Plumbing Has to Move Too
This trips up more DIYers than anything else on the list.
- Floor-based waste lines need to be rerouted into the wall.
- The P-trap and supply lines need clearance under the cabinet, typically 18 to 20 inches off the finished floor.
- Call a licensed plumber. Especially on slab homes around Atlanta, where moving a floor penetration is its own headache.
Rush the blocking or the plumbing, and that’s exactly where installs go wrong. Slow down on this part. It’s worth it.

Stop Scrolling. Come Touch One.
Online photos can’t tell you how solid a drawer feels or how a finish actually looks under your bathroom’s lighting. Only standing in front of the real thing can.
So don’t keep guessing from a screen. Walk into Vanity Showroom Atlanta, open a few drawers, and talk to our team about what your wall and plumbing can actually support.
We’ll help you pick the right floating vanity for your space, your budget, and your timeline, whether you’re a homeowner doing one bathroom or a contractor sourcing for ten. Visit us today and get it right the first time.

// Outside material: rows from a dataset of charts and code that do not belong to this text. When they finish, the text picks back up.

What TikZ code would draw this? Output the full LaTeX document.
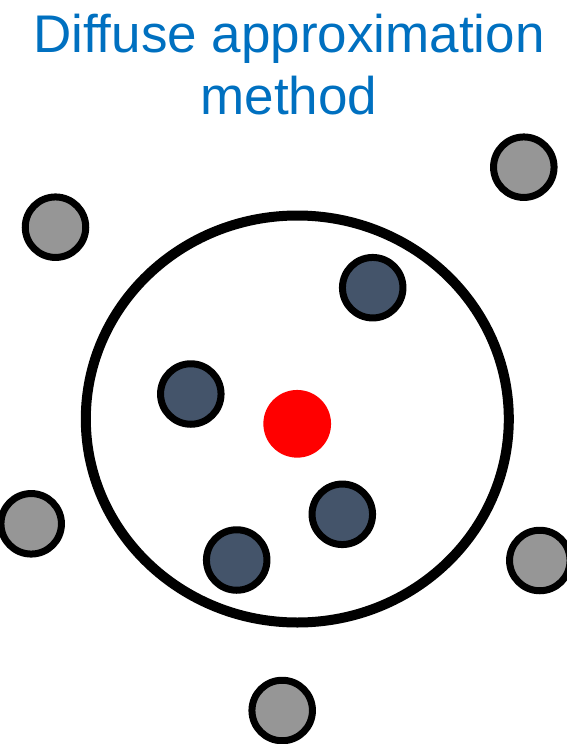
\documentclass[tikz,border=0pt]{standalone}
\usepackage{fontspec}
\setmainfont{Liberation Sans}
\usepackage{xcolor}
\usepackage{tikz}
\usetikzlibrary{shapes.geometric}
\definecolor{DATitle}{HTML}{0070C0}
\definecolor{DAInner}{HTML}{44546A}
\definecolor{DAOuter}{HTML}{969696}
\definecolor{DARed}{HTML}{FF0000}

\begin{document}
\begin{tikzpicture}[x=1pt,y=-1pt,
  inpt/.style={circle,draw=black,line width=7pt,fill=DAInner,minimum size=60.5pt,inner sep=0pt},
  outpt/.style={circle,draw=black,line width=7pt,fill=DAOuter,minimum size=60.5pt,inner sep=0pt}]
\path[use as bounding box] (0,0) rectangle (566,744);
\node[anchor=north,align=center,text=DATitle,font=\fontsize{53}{62}\selectfont,inner sep=0pt] (title) at (289,14) {Diffuse approximation\\method};
\node[ellipse,draw=black,line width=10pt,minimum width=423pt,minimum height=407pt,inner sep=0pt] (window) at (297.3,419) {};
\node[circle,fill=DARed,minimum size=67.7pt,inner sep=0pt] (target) at (297.2,423.8) {};
\node[inpt] (in1) at (372.7,287.7) {};
\node[inpt] (in2) at (190.8,394.0) {};
\node[inpt] (in3) at (342.3,514.3) {};
\node[inpt] (in4) at (236.7,560.0) {};
\node[outpt] (out1) at (523.8,167.2) {};
\node[outpt] (out2) at (55.5,227.2) {};
\node[outpt] (out3) at (31.2,523.8) {};
\node[outpt] (out4) at (539.8,560.5) {};
\node[outpt] (out5) at (282.2,710.5) {};
\end{tikzpicture}
\end{document}
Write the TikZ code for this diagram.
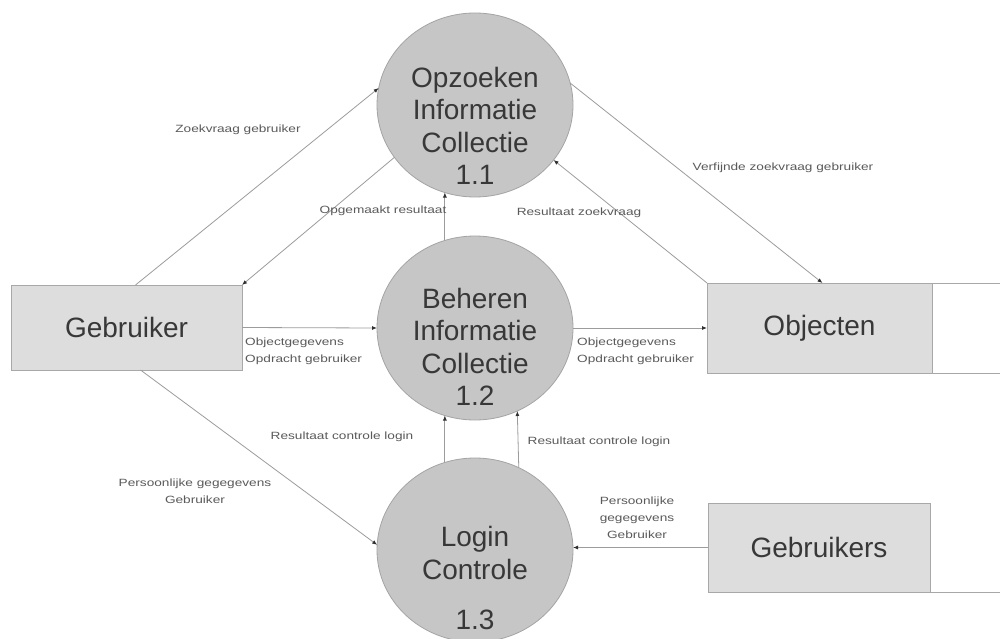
\documentclass[tikz,border=0pt]{standalone}
\usepackage{fontspec}
\setmainfont{Liberation Sans}
\newfontfamily\lblfont[FakeStretch=1.3]{Liberation Sans}
\usetikzlibrary{shapes.geometric,arrows.meta}
\definecolor{procfill}{HTML}{C6C6C6}
\definecolor{procline}{HTML}{A4A4A4}
\definecolor{boxfill}{HTML}{DDDDDD}
\definecolor{boxline}{HTML}{A8A8A8}
\definecolor{flowline}{HTML}{9C9C9C}
\definecolor{tipcol}{HTML}{303030}
\definecolor{bigtext}{HTML}{383838}
\definecolor{lbltext}{HTML}{5A5A5A}
\tikzset{
  proc/.style={ellipse, fill=procfill, draw=procline, line width=0.8pt,
    minimum width=196pt, minimum height=184pt, inner sep=0pt, outer sep=0pt},
  proctext/.style={align=center, text=bigtext, font=\fontsize{28}{32.5}\selectfont},
  entity/.style={rectangle, fill=boxfill, draw=boxline, line width=0.8pt,
    inner sep=0pt, outer sep=0pt, text=bigtext, font=\fontsize{28}{32}\selectfont},
  flow/.style={draw=flowline, line width=0.8pt,
    -{Latex[length=5pt,width=4pt,color=tipcol]}},
  storeline/.style={draw=boxline, line width=0.8pt},
  lbl/.style={text=lbltext, align=center, inner sep=0pt,
    font=\lblfont\fontsize{10.5}{17}\selectfont},
  lbll/.style={lbl, align=left, anchor=west}
}
\begin{document}
\begin{tikzpicture}[x=1pt,y=-1pt]
\useasboundingbox (0,0) rectangle (1000,639);
\fill[white] (0,0) rectangle (1000,639);

% processes
\node[proc] (p1) at (475,105) {};
\node[proc] (p2) at (475,328) {};
\node[proc] (p3) at (475,550) {};
\node[proctext] (t1) at (475,126) {Opzoeken\\Informatie\\Collectie\\1.1};
\node[proctext] (t2) at (475,347) {Beheren\\Informatie\\Collectie\\1.2};
\node[proctext] (t3) at (475,578) {Login\\Controle\\[18pt]1.3};

% entities / stores
\node[entity, minimum width=231pt, minimum height=85pt] (geb) at (126.5,327.5) {Gebruiker};
\node[entity, minimum width=225pt, minimum height=90pt] (obj) at (819.5,328) {Objecten};
\node[entity, minimum width=222pt, minimum height=89pt] (gbs) at (819,547.5) {Gebruikers};
\coordinate (objNE) at (1000,283);
\coordinate (objSE) at (1000,373);
\coordinate (gbsSE) at (1000,592);
\draw[storeline] (obj.north east) -- (objNE);
\draw[storeline] (obj.south east) -- (objSE);
\draw[storeline] (gbs.south east) -- (gbsSE);

% flows
\draw[flow] ([xshift=9pt]geb.north) -- (p1.170);
\draw[flow] (p1.213) -- (geb.north east);
\draw[flow] (p1.13) -- ([xshift=3pt]obj.north);
\draw[flow] (obj.north west) -- (p1.325);
\draw[flow] (p2.109) -- (p1.251);
\draw[flow] (geb.east) -- (p2.west);
\draw[flow] (p2.east) -- (obj.west);
\draw[flow] (p3.109) -- (p2.251);
\draw[flow] (p3.62.5) -- (p2.297.5);
\draw[flow] ([xshift=14pt]geb.south) -- (p3.177);
\draw[flow] (gbs.west) -- (gbs.west -| p3.east);

% labels
\node[lbl] (l1) at (238,130) {Zoekvraag gebruiker};
\node[lbl] (l2) at (383,211) {Opgemaakt resultaat};
\node[lbl] (l3) at (783,168) {Verfijnde zoekvraag gebruiker};
\node[lbl] (l4) at (579,213) {Resultaat zoekvraag};
\node[lbll] (l5) at (245,351) {Objectgegevens\\Opdracht gebruiker};
\node[lbll] (l6) at (577,351) {Objectgegevens\\Opdracht gebruiker};
\node[lbl] (l7) at (342,437) {Resultaat controle login};
\node[lbl] (l8) at (599,442) {Resultaat controle login};
\node[lbl] (l9) at (195,491) {Persoonlijke gegegevens\\Gebruiker};
\node[lbl] (l10) at (637,518) {Persoonlijke\\gegegevens\\Gebruiker};
\end{tikzpicture}
\end{document}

Frequently Asked Questions
Are floating vanities safe and secure?
Yes, as long as they’re anchored with proper blocking or a rated steel bracket. Done right, they hold just as solid as a floor-mounted cabinet.
Do floating bathroom vanities have less storage?
Not really. Most give you the same drawer and cabinet space as a floor model, just sitting higher up. Open shelf styles trade a bit of enclosed storage for looks, but drawer-based ones hold plenty.
Is it possible to mount a floating vanity on any wall?
Only if there’s blocking or the wall can be retrofitted with it. Bare drywall can’t carry that weight safely. Check the structure before you commit.
How high should a floating bathroom vanity with sink be mounted?
The standard is 32 to 36 inches off the floor. Adjust higher or lower depending on who’s actually using the sink day to day.